LIFE EXPECTANCY: Mortality rates rise in US. What’s going on?
December 02, 2019 • 1 min read
-- Drug overdoses, suicides, alcohol-related illnesses, and obesity are largely to blame for shrinking life expectancy in America - study
Mortality rates over the last half century don’t look too bad, with life expectancy increasing by nearly 10 years, from 69.9 years in 1959 to 78.9 years in 2016.
However, a more recent snapshot of life expectancy shows the rate has buttoned off in the US – despite the government spending more on healthcare per capita than any other country in the world.
US life expectancy plateaued after 2010 and then went into reverse in 2014, dropping for three consecutive years, from 78.9 years in 2014 to 78.6 in 2017.

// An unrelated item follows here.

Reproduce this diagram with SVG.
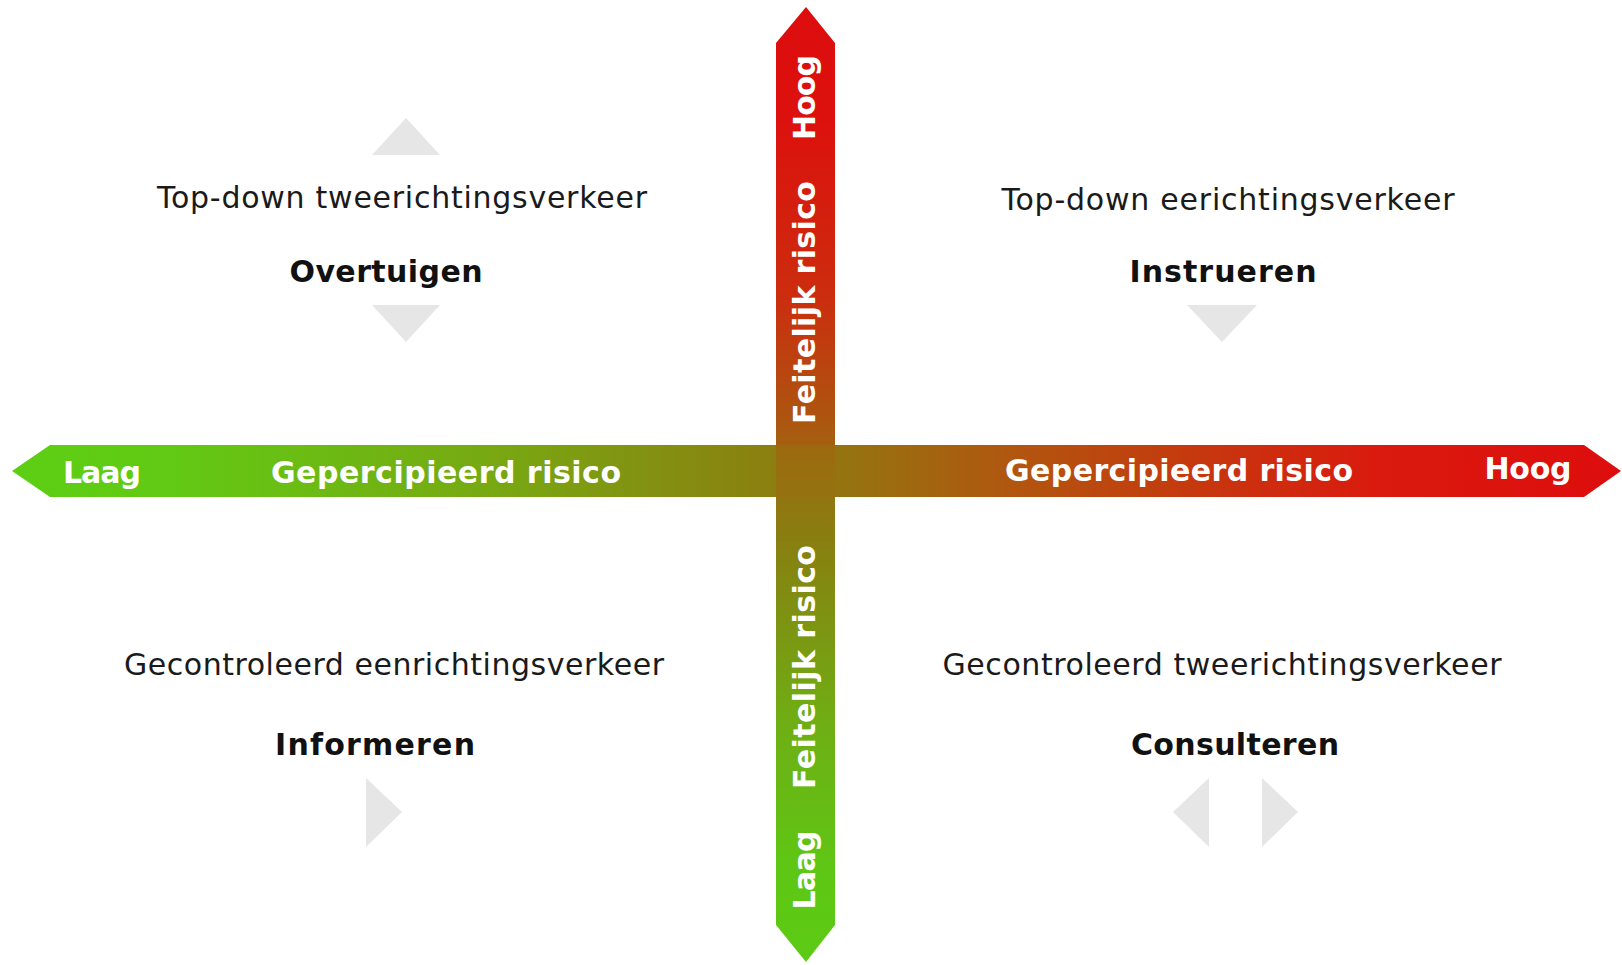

Researchers say underlying causes have been building since the 1990s. Fatal drug overdoses for people in midlife, for example, increased 386.5% between 1999 and 2017.
Midlife mortality rates related to obesity increased 114%. More specifically, mortality rates linked to alcohol-related problems, such as chronic liver disease and cirrhosis, increased 40.6% overall during the same time period.
For people between the ages of 25 and 34, the rate of alcohol-related disease deaths increased by 157.6% from 1999 to 2017. Suicide rates increased by 38.3% for people aged 25-to-64, and by 55.9% for people ages 55-to-64.
Researchers don’t expect the negative trend in life expectancy to change anytime soon as the underlying drivers remain.